I stepped out onto my deck to check on them at one point and Peroguey was madly and enthusiastically chewing on something that was completely concealed in her mouth. I investigated. It was a large knot from the end of a rawhide that I had not given her. Hmmmmmmm. How does a fenced-in dog get a rawhide from a source other than her mother?

Ah, yes, that's right. There was that time last Fall when she wriggled under the fence in a spot where you would never believe a Mastiff could wriggle, streaked through the neighbor-dog's yard, stole his nylabone, and came knocking on my front door, pleased as punch, with both herself and her loot. So here she is again, with some other dog's bone. Has she snuck out, burgled a rawhide, and snuck back in??

Yes! It appears that's exactly what she's done.

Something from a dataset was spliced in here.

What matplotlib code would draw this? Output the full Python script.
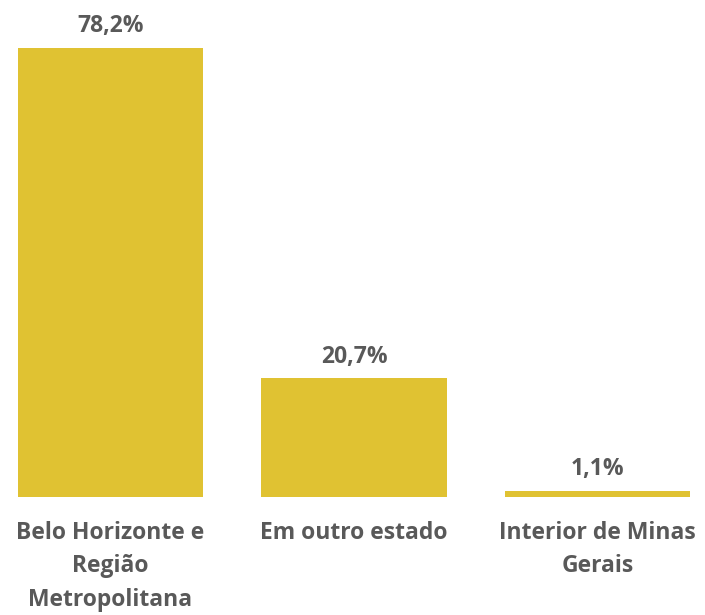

In one corner of the yard there is a spot where the little dog might, on a skinny day, be able to get out, but surely a Mastiff could not. Yet, in the past she clearly did, as evidenced by her arrival at my front door. So, at that time I of course reinforced the garden edging I keep over the one 6" gap between fence and ground, and all has been well. But sure enough, after wrestling the slimy knot from her drooly jowls, I turn to see that the garden edging has been moved aside. Confirmation, then, of her thievery.

I go back to the far corner of the yard, replace the edging, give her a stern, NO, and proceed back into the house.

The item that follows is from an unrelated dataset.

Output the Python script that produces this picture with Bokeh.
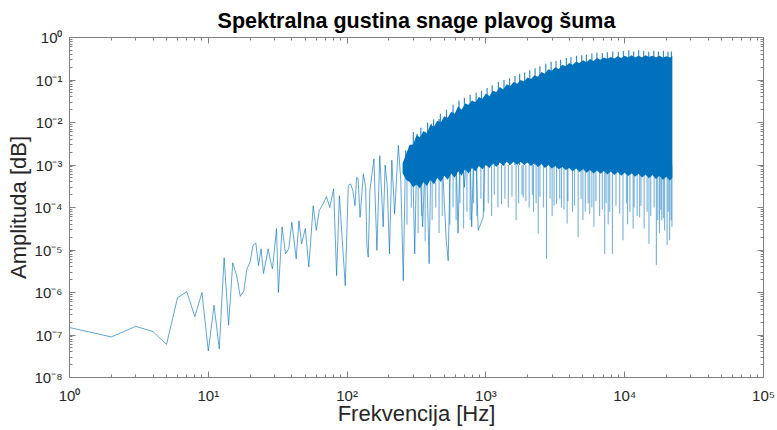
from bokeh.plotting import figure
from bokeh.models import LogAxis, FixedTicker, ColumnDataSource, CustomJSTickFormatter
from bokeh.embed import file_html
from bokeh.resources import INLINE

# ---------------- data ----------------
# low / mid frequency trace (individual strokes visible)
trace_freq = [1, 2, 3, 4, 5, 6, 7, 8, 9, 10, 11, 12, 13, 14, 15, 16, 17, 18, 19, 20,
              21, 22, 23, 24, 25, 27, 28, 29, 31, 32, 34, 36, 38, 40, 43, 45, 47, 50,
              53, 57, 60, 63, 67, 71, 75, 80, 84, 88, 92, 97, 102, 106, 110, 114, 117,
              120, 124, 131, 136, 139, 142, 146, 151, 156, 164, 172, 182, 188, 195, 202,
              210, 220, 234, 244, 254, 264, 280, 295, 307, 320, 335, 350, 370, 390, 405,
              430, 460, 490, 518, 535, 560, 600, 630, 660, 700, 760, 790, 830, 880, 956, 1000]
trace_amp = [1.5e-7, 9e-8, 1.6e-7, 1.2e-7, 6e-8, 7.5e-7, 1.05e-6, 2.7e-7, 1.0e-6, 4.2e-8,
             5e-7, 4.7e-8, 6.6e-6, 1.7e-7, 5e-6, 2.5e-6, 8.1e-7, 1.07e-6, 3.6e-6, 5.2e-6,
             1.3e-5, 1.45e-5, 4.3e-6, 1.07e-5, 2.8e-6, 1.07e-5, 5.6e-6, 3.6e-6, 3.2e-5, 1.0e-6,
             3.5e-5, 8.1e-6, 1.07e-5, 4.5e-5, 6.2e-6, 4.9e-5, 1.4e-5, 3.2e-5,
             4.0e-6, 1.1e-4, 2.9e-5, 8.5e-5, 1.2e-4, 1.8e-4, 1.0e-4, 2.75e-4, 2.5e-6, 1.9e-4,
             2.0e-5, 1.45e-6, 3.3e-4, 3.6e-4, 2.5e-4, 1.1e-4, 5.1e-4,
             4.8e-4, 5.9e-5, 6.2e-4, 3e-4, 1.2e-5, 6.8e-6, 2.5e-4, 6e-4, 1.4e-3, 9.8e-6, 1.66e-3,
             3.5e-5, 1.0e-3, 3e-4, 8.1e-6,
             1.3e-3, 7e-5, 2.9e-3, 4e-4, 1.9e-6, 2.2e-3, 6e-4, 3e-3, 8.1e-6, 5.4e-3, 8e-4,
             3.5e-5, 4e-3, 4.8e-6, 9.3e-3,
             2e-3, 1.2e-2, 6e-4, 1.7e-5, 5.6e-6, 8e-3, 1.5e-2, 2.5e-5, 1.2e-2, 3e-4, 2e-2,
             3.5e-5, 1.5e-2, 2.9e-5, 5.9e-5, 3e-2]

# dense high-frequency region: upper and lower edges of the solid part
dense_freq = [251, 266, 282, 299, 316, 335, 355, 376, 398, 422, 447, 473, 501, 531, 562,
              596, 631, 668, 708, 750, 794, 841, 891, 944, 1000, 1059, 1122, 1189, 1259,
              1334, 1413, 1496, 1585, 1679, 1778, 1884, 1995, 2113, 2239, 2371, 2512, 2661,
              2818, 2985, 3162, 3350, 3548, 3758, 3981, 4217, 4467, 4732, 5012, 5309, 5623,
              5957, 6310, 6683, 7079, 7499, 7943, 8414, 8913, 9441, 10000, 10593, 11220,
              11885, 12589, 13335, 14125, 14962, 15849, 16788, 17783, 18836, 19953, 21135,
              22050]
dense_top = [1.1e-3, 1.8e-3, 3.0e-3, 3.0e-3, 5.0e-3, 4.5e-3, 6.3e-3, 5.6e-3, 8.9e-3, 7.9e-3,
             1.1e-2, 1.0e-2, 1.4e-2, 1.3e-2, 1.8e-2, 1.6e-2, 2.4e-2, 2.0e-2, 2.8e-2, 2.6e-2,
             3.3e-2, 3.0e-2, 4.0e-2, 3.6e-2, 4.8e-2, 4.2e-2, 5.6e-2, 5.2e-2, 6.8e-2, 6.0e-2,
             7.9e-2, 7.2e-2, 9.0e-2, 8.2e-2, 0.10, 0.092, 0.115, 0.105, 0.13, 0.12, 0.155,
             0.14, 0.18, 0.165, 0.20, 0.18, 0.23, 0.21, 0.25, 0.23, 0.27, 0.25, 0.29, 0.26,
             0.31, 0.28, 0.33, 0.30, 0.34, 0.31, 0.35, 0.32, 0.36, 0.33, 0.37, 0.34, 0.38,
             0.34, 0.37, 0.34, 0.38, 0.35, 0.37, 0.34, 0.37, 0.34, 0.36, 0.34, 0.36]
dense_bottom = [6.5e-4, 4.5e-4, 4.0e-4, 3.0e-4, 3.5e-4, 2.8e-4, 4.0e-4, 3.2e-4, 4.5e-4, 3.5e-4,
                5.0e-4, 4.0e-4, 5.6e-4, 4.5e-4, 6.3e-4, 5.0e-4, 7.1e-4, 5.6e-4, 7.9e-4, 6.3e-4,
                8.5e-4, 7.1e-4, 9.5e-4, 7.9e-4, 1.0e-3, 8.5e-4, 1.1e-3, 9.0e-4, 1.15e-3, 9.5e-4,
                1.2e-3, 1.0e-3, 1.2e-3, 1.0e-3, 1.2e-3, 1.0e-3, 1.15e-3, 9.5e-4, 1.1e-3, 9.0e-4,
                1.05e-3, 8.5e-4, 1.0e-3, 8.3e-4, 9.5e-4, 7.9e-4, 9.0e-4, 7.6e-4, 8.5e-4, 7.1e-4,
                8.3e-4, 6.8e-4, 8.0e-4, 6.6e-4, 7.6e-4, 6.3e-4, 7.4e-4, 6.2e-4, 7.2e-4, 6.0e-4,
                7.0e-4, 5.8e-4, 6.8e-4, 5.6e-4, 6.6e-4, 5.5e-4, 6.4e-4, 5.3e-4, 6.2e-4, 5.1e-4,
                6.0e-4, 4.9e-4, 5.8e-4, 4.7e-4, 5.6e-4, 4.5e-4, 5.3e-4, 4.3e-4, 5.0e-4]

# thin upward spikes on the top edge of the dense region
up_freq = [300, 340, 380, 420, 470, 520, 580, 640, 700, 770, 850, 930, 1020, 1110, 1230,
           1350, 1480, 1620, 1750, 1900, 2070, 2260, 2450, 2700, 2950, 3200, 3450, 3800,
           4100, 4500, 4900, 5300, 5800, 6300, 6900, 7500, 8200, 9000, 9800, 10700, 11600,
           12600, 13700, 14900, 16200, 17500, 19000, 20500, 21700]
up_top = [6e-3, 7.5e-3, 1.0e-2, 1.2e-2, 1.6e-2, 2.0e-2, 2.6e-2, 3.3e-2, 3.8e-2, 4.5e-2,
          5.0e-2, 5.6e-2, 6.5e-2, 7.5e-2, 9.0e-2, 0.10, 0.11, 0.125, 0.14, 0.15, 0.17, 0.19,
          0.21, 0.24, 0.27, 0.28, 0.30, 0.33, 0.35, 0.37, 0.38, 0.40, 0.42, 0.44, 0.43, 0.45,
          0.47, 0.46, 0.48, 0.50, 0.47, 0.50, 0.48, 0.46, 0.49, 0.47, 0.48, 0.46, 0.47]

# light downward streaks below the solid part
streak_freq = [270, 290, 325, 345, 365, 410, 435, 460, 485, 550, 580, 610, 650, 690, 730,
               770, 815, 860, 920, 970, 1040, 1150, 1220, 1370, 1540, 1720, 1820, 1940,
               2160, 2300, 2450, 2600, 2900, 3100, 3400, 3650, 3900, 4350, 4850, 5200,
               5450, 5800, 6200, 6900, 7350, 7800, 8650, 9200, 10300, 10900, 11700, 12300,
               13100, 14500, 15400, 16300, 17300, 18200, 19000, 20600, 21600, 21900]
streak_low = [4.0e-5, 1.0e-4, 2.5e-5, 6.3e-5, 1.6e-5, 5.0e-5, 1.0e-4, 2.5e-5, 6.3e-5,
              4.0e-5, 1.0e-4, 5.0e-5, 1.26e-4, 3.2e-5, 7.9e-5, 5.0e-5, 1.26e-4, 6.3e-5,
              1.6e-4, 7.9e-5, 1.26e-4, 2.0e-4, 1.0e-4, 1.6e-4, 1.8e-4, 1.26e-4, 2.0e-4,
              1.4e-4, 2.0e-4, 1.26e-4, 1.8e-4, 1.0e-4, 1.6e-4, 1.1e-4, 1.6e-4, 8.9e-5,
              1.4e-4, 1.1e-4, 1.6e-4, 7.9e-5, 1.26e-4, 1.0e-4, 1.4e-4, 8.9e-5, 1.26e-4,
              7.9e-5, 1.1e-4, 7.1e-5, 1.26e-4, 7.9e-5, 1.0e-4, 6.3e-5, 1.1e-4, 7.9e-5,
              6.3e-5, 1.0e-4, 5.0e-5, 8.9e-5, 5.6e-5, 7.9e-5, 5.0e-5, 3.5e-5]

# long downward spikes in the dense region
spike_freq = [1100, 1297, 1450, 1650, 1857, 2050, 2200, 2381, 2735, 3000, 3228, 3500, 3848,
              4200, 4617, 5000, 5600, 6000, 6600, 7180, 7600, 8150, 9720, 10500, 11500,
              12820, 13800, 14960, 16900, 17800, 18500, 19400, 20200, 21080]
spike_low = [6.3e-5, 1.2e-4, 1.0e-4, 5.0e-5, 1.7e-4, 1.0e-4, 7.9e-5, 2.4e-5, 6.2e-6, 6.3e-5,
             1.2e-4, 1.0e-4, 4.2e-5, 7.9e-5, 2.0e-5, 5.0e-5, 7.0e-5, 3.5e-5, 6.3e-5, 8.1e-6,
             4.0e-5, 8.1e-6, 1.7e-5, 4.0e-5, 3.2e-5, 5.9e-5, 3.2e-5, 1.4e-5, 4.4e-6, 2.5e-5,
             5.0e-5, 2.9e-5, 1.3e-5, 1.7e-5]

x_ticks = [1, 10, 100, 1000, 10000, 100000]
x_tick_labels = ["10⁰", "10¹", "10²", "10³", "10⁴", "10⁵"]
y_ticks = [1e-8, 1e-7, 1e-6, 1e-5, 1e-4, 1e-3, 1e-2, 1e-1, 1]
y_tick_labels = ["10⁻⁸", "10⁻⁷", "10⁻⁶", "10⁻⁵", "10⁻⁴", "10⁻³", "10⁻²", "10⁻¹", "10⁰"]

title_text = "Spektralna gustina snage plavog šuma"
x_label = "Frekvencija [Hz]"
y_label = "Amplituda [dB]"

# ---------------- figure ----------------
BLUE = "#0072BD"
AX = "#808080"
TXT = "#262626"
FONT = "Liberation Sans"

p = figure(width=777, height=430, x_axis_type="log", y_axis_type="log",
           x_range=(1, 1e5), y_range=(1e-8, 1), output_backend="svg",
           toolbar_location=None, min_border_left=69, min_border_right=14,
           min_border_top=37, min_border_bottom=53)
p.title.text = title_text
p.title.align = "center"
p.title.text_font = FONT
p.title.text_font_size = "21.5px"
p.title.text_font_style = "bold"
p.title.text_color = "black"
p.title.offset = 0
p.grid.visible = False
p.outline_line_color = None

src_t = ColumnDataSource(dict(f=trace_freq, a=trace_amp))
p.line("f", "a", source=src_t, line_color=BLUE, line_width=0.9, line_alpha=0.7)

src_st = ColumnDataSource(dict(f=streak_freq, low=streak_low))
p.segment(x0="f", y0=1e-3, x1="f", y1="low", source=src_st, line_color=BLUE,
          line_width=1.2, line_alpha=0.5)
src_s = ColumnDataSource(dict(f=spike_freq, low=spike_low))
p.segment(x0="f", y0=1e-3, x1="f", y1="low", source=src_s, line_color=BLUE,
          line_width=1, line_alpha=0.6)
src_u = ColumnDataSource(dict(f=up_freq, top=up_top))
p.segment(x0="f", y0=1e-3, x1="f", y1="top", source=src_u, line_color=BLUE,
          line_width=1.2, line_alpha=0.8)

src_d = ColumnDataSource(dict(f=dense_freq, top=dense_top, bot=dense_bottom))
p.varea(x="f", y1="bot", y2="top", source=src_d, fill_color=BLUE, fill_alpha=1.0)

# ticks
minor_x = [m * 10 ** k for k in range(0, 5) for m in range(2, 10)]
minor_y = [m * 10.0 ** k for k in range(-8, 0) for m in range(2, 10)]


def style(ax, ticks, minor, labels=None):
    ax.ticker = FixedTicker(ticks=ticks, minor_ticks=minor)
    ax.axis_line_color = AX
    ax.major_tick_line_color = AX
    ax.minor_tick_line_color = AX
    ax.major_tick_in = 6
    ax.major_tick_out = 0
    ax.minor_tick_in = 3
    ax.minor_tick_out = 0
    ax.major_label_text_font = FONT
    ax.major_label_text_color = TXT
    if labels is not None:
        ax.major_label_text_font_size = "15px"
        ax.major_label_overrides = {t: l for t, l in zip(ticks, labels)}
    else:
        ax.formatter = CustomJSTickFormatter(code="return ''")
        ax.major_label_text_font_size = "2px"
        ax.major_label_standoff = 0


style(p.xaxis[0], x_ticks, minor_x, x_tick_labels)
style(p.yaxis[0], y_ticks, minor_y, y_tick_labels)
p.xaxis[0].major_label_standoff = 9
p.yaxis[0].major_label_standoff = 7
p.xaxis[0].axis_label = x_label
p.yaxis[0].axis_label = y_label
for ax in (p.xaxis[0], p.yaxis[0]):
    ax.axis_label_text_font = FONT
    ax.axis_label_text_font_size = "22px"
    ax.axis_label_text_font_style = "normal"
    ax.axis_label_text_color = TXT
p.xaxis[0].axis_label_standoff = -6
p.yaxis[0].axis_label_standoff = 0

top_ax = LogAxis()
style(top_ax, x_ticks, minor_x)
p.add_layout(top_ax, "above")
right_ax = LogAxis()
style(right_ax, y_ticks, minor_y)
p.add_layout(right_ax, "right")

open("out.html", "w").write(file_html(p, INLINE))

I happen to look back over my shoulder once back inside, approximately 25 seconds after the stern and surely effective NO, to find that the edging is once again displaced and Peroguey is GONE. I run out to confirm, and I see her, through the slats of the fence, loping happily away through the vast goodness that is the wild, fascinating and strange-smelling neighborhood.

Through the house I run, grabbing a box of treats, out the front door, down the street. "PEROGUEY!! WANT A COOKIE?? PEROGUEY?? HONEY?? DON'T YOU WANT A COOKIE??"

And sure enough, here she comes, galloping, "YES I DOOOOOOOO WANT A COOKIE!!!!!"

So I drag her back home. I ensure that she is safely in the house, and back to work I go. I happen to look out after 20 minutes, based on the usual paranoia, not on any Peroguey-specific paranoia, because she's in the house. But there stand Petunia and Phoebe with their heads under that same corner of fence, darn it! So, great, have they now learned the bad habit and they're trying to get out too?? I run out and discover that the edging is again tossed to the side. I doubt very much that these two were paying such close attention to Peroguey's method as to displace the edging in exactly the same way......but Peroguey is inside.

Right?

UH OH!

Through the house I run, confirming there is no Peroguey to be found, grabbing a box of treats (and a leash this time, for less dragging,) out the front door, down the street. "PEROGUEY!! WANT A COOKIE?? PEROGUEY?? HONEY?? DON'T YOU WANT A COOKIE??"

Well, would you look at that? Here she comes a'galloping again. "YES, MOMMY, I DOOOOOOOO WANT A COOKIE!!!!!"

What Peroguey learned today is that if she runs away, best case, she will get a rawhide. Worst case, she'll get a cookie.

Oh, and it's okay to steal. And to trespass.

I need to work on my training skills.